*** Material provided
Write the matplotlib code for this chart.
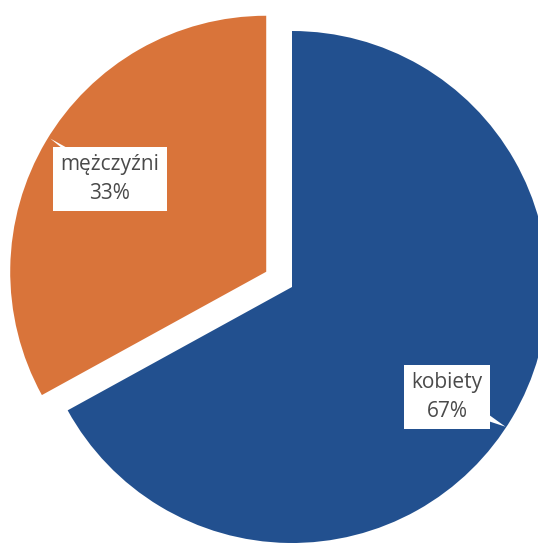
import matplotlib
matplotlib.use("Agg")
import matplotlib.pyplot as plt

categories = ["kobiety", "mężczyźni"]
values = [67, 33]
colors = ["#22508f", "#d9743a"]
explode = [0, 0.117]

fig = plt.figure(figsize=(5.38, 5.51), dpi=100)
ax = fig.add_axes([0, 0, 1, 1])
ax.pie(values, colors=colors, explode=explode, startangle=90,
       counterclock=False, radius=1.0, wedgeprops=dict(linewidth=0))
ax.set_aspect("auto")
ax.set_xlim(-292 / 256, (538 - 292) / 256)
ax.set_ylim(-(551 - 287) / 256, 287 / 256)
ax.axis("off")

def px(x, y):
    return ((x - 292) / 256, (287 - y) / 256)

labels = [f"{c}\n{v}%" for c, v in zip(categories, values)]
boxes = [px(447, 397), px(110, 179)]
tips = [px(508, 428), px(48, 137)]
widths = [1.4, 0.9]
for lab, bc, tip, tw in zip(labels, boxes, tips, widths):
    ax.annotate("", xy=tip, xytext=bc,
                arrowprops=dict(arrowstyle=f"wedge,tail_width={tw},shrink_factor=0.5",
                                fc="white", ec="none", lw=0))
    ax.text(bc[0], bc[1], lab, ha="center", va="center", fontsize=15,
            family="Open Sans", color="#4a4a4a", linespacing=1.5,
            bbox=dict(boxstyle="square,pad=0.35", fc="white", ec="none"))

fig.savefig("out.png", dpi=100, facecolor="white")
******
Find each line holding "matplotlib". Copy it out.

Write the matplotlib code for this chart.
import matplotlib
matplotlib.use("Agg")
import matplotlib.pyplot as plt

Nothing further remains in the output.